Gladstein was executive director of the Philadelphia Empowerment Zone from 1998 through mid-2005, when she was tapped by Mayor John Street as director of Philadelphia’s Neighborhood Transformation Initiative (NTI). Gladstein has worked within the Commerce Department since earlier this year, when the city shut down NTI because of accounting and management problems that totaled more than $30 million. The ZCC hiring committee was initially concerned about this chapter of Gladstein’s career, but members said their questions were answered satisfactorily.

“I think it’s a great honor and I’m really looking forward to it,” Gladstein said of her new role. “I’m charged up and ready to go.” She’ll start the ZCC job officially on January 5, working from the Philadelphia City Planning Commission offices.

Meetings
Also Wednesday morning, Owen Franklin of Portfolio Associates, a subcontractor involved in the zoning code overhaul, said informational meetings about the multi-year ZCC process would be extended through the end of February, rather than mid-January. The meetings are to be held at each of the city’s councilmanic districts.

“We thought that there might be a bit of civic meeting fatigue setting in,” said Alan Greenberger, ZCC chairman and executive director of the Planning Commission, referring to Mayor Nutter’s series of emotional community meetings about cutbacks in city services and layoffs related to the budget shortfall.

Meetings mentioned Wednesday are scheduled for the 9th district (Jan. 27) and the 1st district (Feb. 5).

Franklin also said the online survey, at www.zoningmatters.org, had yielded about 600 responses so far, but that it was too early to report on results.

Code user interviews
Tracy Tackett of subcontractor CH Planning reported that code user interviews will likely conclude by mid-January.

“The responses are fantastic,” Tackett said. “People are really opening up – they are really giving us some great opinions. ... We are getting some sense of what’s going on in the real world.”

She said interviews are being grouped by profession when possible, such as lawyers, developers, architects and planners. A session next week will involve code users among nonprofit leaders. (If you’d like to attend these meetings as a regular code user, contact the Planning Commission or members of the ZCC.)

Approval of the 2009 meeting schedule was also approved. The next ZCC meeting is scheduled for Jan. 14.

Contact the reporter at tom@thomasjwalsh.info

 

 

 

Comments

This sounds like great news... Zoning needs to keep up with the changing needs of the city. Areas that have factory buildings that haven't been used for decades need to be rezoned as work-live environments. So exciting. But now what needs to be done is, we need a czar of the sidewalks. I know that sidewalks are the responsibility of the property owner but it doesn' make sense. So much of our municipality's apparatus is related to the sidewalk... fairmount's sidewalk trees, street/pedestrian lighting, fire hydrants, sewer pipes/ gas pipes run under the sidewalks to the street, etc.
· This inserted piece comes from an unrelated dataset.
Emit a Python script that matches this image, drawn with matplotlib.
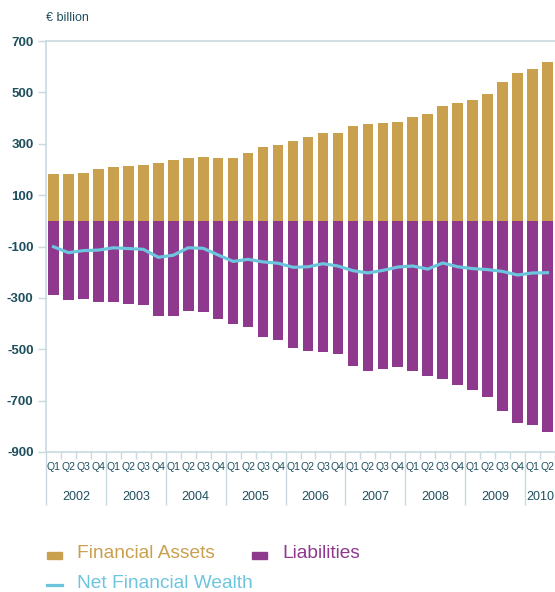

In a great many areas of the city citizens have not repaired sidewalks and they are crumbling and metal caps have been stolen in order to sell them for money and thereby the sidewalks have large holes. Sidewalks have a similar effect as the broken window senario. If a neighborhood has sidewalks that are not in disrepair, it feels taken care of. In a time when we have to close libraries to gain tax flow, its not timely but it is something to think about.